Aim: Skip the pictures and extract all of the lines exactly as written.

----------------

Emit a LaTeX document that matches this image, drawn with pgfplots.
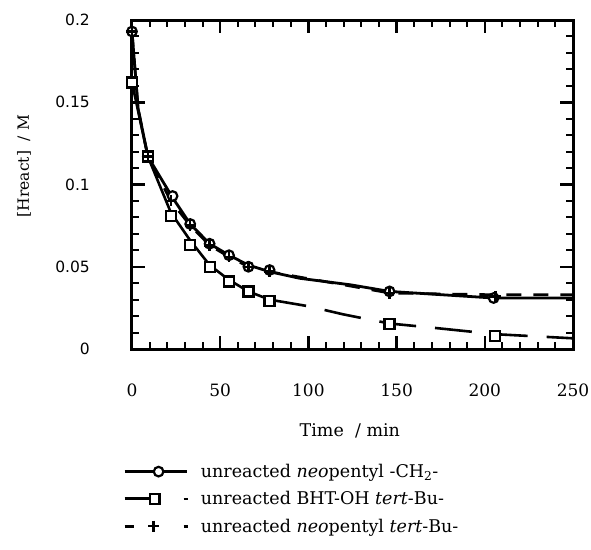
\documentclass[border=0pt]{standalone}
\usepackage{pgfplots}
\pgfplotsset{compat=1.18}
\usepackage{fontspec}
\setmainfont{DejaVu Serif}
\newfontfamily\sansf{DejaVu Sans}
\pgfplotsset{
  legcirc/.style={legend image code/.code={\draw[line width=2.6pt,solid] (0pt,0pt)--(62pt,0pt);
     \draw[mark=*, mark size=4.8pt, mark options={fill=white, draw=black, line width=2.2pt, solid}] plot coordinates {(34pt,0pt)};}},
  legsq/.style={legend image code/.code={\draw[line width=2.8pt,solid] (0pt,0.3pt)--(25pt,0.3pt);
     \draw[line width=2.6pt,solid] (59pt,0pt)--(63pt,0pt);
     \draw[mark=square*, mark size=4.8pt, mark options={fill=white, draw=black, line width=2.2pt, solid}] plot coordinates {(30pt,0pt)};}},
  legplus/.style={legend image code/.code={\draw[line width=2.6pt,solid] (0pt,0pt)--(9pt,0pt);
     \draw[line width=2.6pt,solid] (59pt,0pt)--(63pt,0pt);
     \draw[mark=+, mark size=5.5pt, mark options={draw=black, line width=2.4pt, solid}] plot coordinates {(29pt,0pt)};}},
}
\begin{document}
\begin{tikzpicture}
\path[use as bounding box] (-132pt,-200pt) rectangle (459pt,349pt);
\begin{axis}[
  at={(0pt,0pt)}, anchor=south west,
  scale only axis, width=441pt, height=329pt,
  xmin=0, xmax=250, ymin=0, ymax=0.2,
  clip=false,
  xtick={0,50,100,150,200,250},
  xticklabels={0,50,100,150,200,250},
  ytick={0,0.05,0.1,0.15,0.2},
  yticklabels={0,0.05,0.1,0.15,0.2},
  minor x tick num=4, minor y tick num=4,
  tick align=inside,
  major tick length=13pt, minor tick length=7pt,
  tick style={line width=2pt, black},
  major tick style={line width=2.5pt, black},
  axis line style={line width=3pt},
  xticklabel style={font=\fontsize{17}{17}\selectfont, anchor=center, yshift=-41pt},
  yticklabel style={font=\sansf\fontsize{15.5}{15.5}\selectfont, anchor=east, inner sep=0pt, xshift=-42pt},
  xlabel={Time \ / min},
  ylabel={[Hreact] \ / M},
  xlabel style={font=\fontsize{17.5}{18}\selectfont, at={(axis description cs:0.494,-0.249)}, anchor=center},
  ylabel style={font=\fontsize{15.5}{16}\selectfont, at={(axis description cs:-0.245,0.556)}, anchor=center},
  legend style={draw=none, fill=none, at={(axis description cs:-0.0204,-0.3435)}, anchor=north west,
    font=\fontsize{17.5}{19}\selectfont, row sep=8.5pt, inner sep=0pt,
    /tikz/every odd column/.append style={column sep=10pt}},
  legend cell align=left,
]
% square series lines
\addplot[line width=2.6pt, forget plot] coordinates {
(0,0.162) (9,0.117) (22,0.083) (33,0.066) (44,0.051) (55,0.042) (66,0.035) (78,0.030)};
\addplot[line width=2.6pt, dash pattern=on 37pt off 19pt, forget plot] coordinates {
(78,0.030) (100,0.026) (120,0.021) (146,0.0155) (170,0.013) (206,0.009) (250,0.0065)};
% circle series line
\addplot[line width=2.8pt, forget plot] coordinates {
(0,0.193) (3.5,0.146) (9,0.117) (23,0.092) (33,0.076) (44,0.064) (55,0.057) (66,0.051) (78,0.047) (95,0.043) (124,0.039) (146,0.035) (205,0.031) (250,0.031)};
% plus series line
\addplot[line width=2.6pt, dash pattern=on 15pt off 12pt, forget plot] coordinates {
(0,0.193) (3.5,0.146) (9,0.117) (22,0.090) (33,0.075) (44,0.063) (55,0.056) (66,0.050) (78,0.047) (146,0.034) (206,0.033) (250,0.033)};
% markers
\addplot[only marks, mark=*, mark size=4.8pt, mark options={fill=white, draw=black, line width=2.2pt, solid}, legcirc]
coordinates {(0,0.193) (9,0.117) (23,0.093) (33,0.076) (44,0.064) (55,0.057) (66,0.050) (78,0.048) (146,0.035) (205,0.031)};
\addplot[only marks, mark=square*, mark size=5pt, mark options={fill=white, draw=black, line width=2.2pt, solid}, legsq]
coordinates {(0,0.162) (9,0.117) (22,0.081) (33,0.063) (44,0.050) (55,0.041) (66,0.035) (78,0.029) (146,0.015) (206,0.008)};
\addplot[only marks, mark=+, mark size=5.5pt, mark options={draw=black, line width=2.4pt, solid}, legplus]
coordinates {(0,0.193) (9,0.117) (22,0.090) (33,0.075) (44,0.063) (55,0.056) (66,0.050) (78,0.047) (146,0.034) (206,0.032)};
\legend{unreacted \textit{neo}pentyl -CH\textsubscript{2}-, unreacted BHT-OH \textit{tert}-Bu-, unreacted \textit{neo}pentyl \textit{tert}-Bu-}
\end{axis}
\end{tikzpicture}
\end{document}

----------------

Output for this exercise:
Emit a LaTeX document that matches this image, drawn with pgfplots.
\documentclass[border=0pt]{standalone}
\usepackage{pgfplots}
\pgfplotsset{compat=1.18}
\usepackage{fontspec}
\setmainfont{DejaVu Serif}
\newfontfamily\sansf{DejaVu Sans}
\pgfplotsset{
  legcirc/.style={legend image code/.code={\draw[line width=2.6pt,solid] (0pt,0pt)--(62pt,0pt);
     \draw[mark=*, mark size=4.8pt, mark options={fill=white, draw=black, line width=2.2pt, solid}] plot coordinates {(34pt,0pt)};}},
  legsq/.style={legend image code/.code={\draw[line width=2.8pt,solid] (0pt,0.3pt)--(25pt,0.3pt);
     \draw[line width=2.6pt,solid] (59pt,0pt)--(63pt,0pt);
     \draw[mark=square*, mark size=4.8pt, mark options={fill=white, draw=black, line width=2.2pt, solid}] plot coordinates {(30pt,0pt)};}},
  legplus/.style={legend image code/.code={\draw[line width=2.6pt,solid] (0pt,0pt)--(9pt,0pt);
     \draw[line width=2.6pt,solid] (59pt,0pt)--(63pt,0pt);
     \draw[mark=+, mark size=5.5pt, mark options={draw=black, line width=2.4pt, solid}] plot coordinates {(29pt,0pt)};}},
}
\begin{document}
\begin{tikzpicture}
\path[use as bounding box] (-132pt,-200pt) rectangle (459pt,349pt);
\begin{axis}[
  at={(0pt,0pt)}, anchor=south west,
  scale only axis, width=441pt, height=329pt,
  xmin=0, xmax=250, ymin=0, ymax=0.2,
  clip=false,
  xtick={0,50,100,150,200,250},
  xticklabels={0,50,100,150,200,250},
  ytick={0,0.05,0.1,0.15,0.2},
  yticklabels={0,0.05,0.1,0.15,0.2},
  minor x tick num=4, minor y tick num=4,
  tick align=inside,
  major tick length=13pt, minor tick length=7pt,
  tick style={line width=2pt, black},
  major tick style={line width=2.5pt, black},
  axis line style={line width=3pt},
  xticklabel style={font=\fontsize{17}{17}\selectfont, anchor=center, yshift=-41pt},
  yticklabel style={font=\sansf\fontsize{15.5}{15.5}\selectfont, anchor=east, inner sep=0pt, xshift=-42pt},
  xlabel={Time \ / min},
  ylabel={[Hreact] \ / M},
  xlabel style={font=\fontsize{17.5}{18}\selectfont, at={(axis description cs:0.494,-0.249)}, anchor=center},
  ylabel style={font=\fontsize{15.5}{16}\selectfont, at={(axis description cs:-0.245,0.556)}, anchor=center},
  legend style={draw=none, fill=none, at={(axis description cs:-0.0204,-0.3435)}, anchor=north west,
    font=\fontsize{17.5}{19}\selectfont, row sep=8.5pt, inner sep=0pt,
    /tikz/every odd column/.append style={column sep=10pt}},
  legend cell align=left,
]
% square series lines
\addplot[line width=2.6pt, forget plot] coordinates {
(0,0.162) (9,0.117) (22,0.083) (33,0.066) (44,0.051) (55,0.042) (66,0.035) (78,0.030)};
\addplot[line width=2.6pt, dash pattern=on 37pt off 19pt, forget plot] coordinates {
(78,0.030) (100,0.026) (120,0.021) (146,0.0155) (170,0.013) (206,0.009) (250,0.0065)};
% circle series line
\addplot[line width=2.8pt, forget plot] coordinates {
(0,0.193) (3.5,0.146) (9,0.117) (23,0.092) (33,0.076) (44,0.064) (55,0.057) (66,0.051) (78,0.047) (95,0.043) (124,0.039) (146,0.035) (205,0.031) (250,0.031)};
% plus series line
\addplot[line width=2.6pt, dash pattern=on 15pt off 12pt, forget plot] coordinates {
(0,0.193) (3.5,0.146) (9,0.117) (22,0.090) (33,0.075) (44,0.063) (55,0.056) (66,0.050) (78,0.047) (146,0.034) (206,0.033) (250,0.033)};
% markers
\addplot[only marks, mark=*, mark size=4.8pt, mark options={fill=white, draw=black, line width=2.2pt, solid}, legcirc]
coordinates {(0,0.193) (9,0.117) (23,0.093) (33,0.076) (44,0.064) (55,0.057) (66,0.050) (78,0.048) (146,0.035) (205,0.031)};
\addplot[only marks, mark=square*, mark size=5pt, mark options={fill=white, draw=black, line width=2.2pt, solid}, legsq]
coordinates {(0,0.162) (9,0.117) (22,0.081) (33,0.063) (44,0.050) (55,0.041) (66,0.035) (78,0.029) (146,0.015) (206,0.008)};
\addplot[only marks, mark=+, mark size=5.5pt, mark options={draw=black, line width=2.4pt, solid}, legplus]
coordinates {(0,0.193) (9,0.117) (22,0.090) (33,0.075) (44,0.063) (55,0.056) (66,0.050) (78,0.047) (146,0.034) (206,0.032)};
\legend{unreacted \textit{neo}pentyl -CH\textsubscript{2}-, unreacted BHT-OH \textit{tert}-Bu-, unreacted \textit{neo}pentyl \textit{tert}-Bu-}
\end{axis}
\end{tikzpicture}
\end{document}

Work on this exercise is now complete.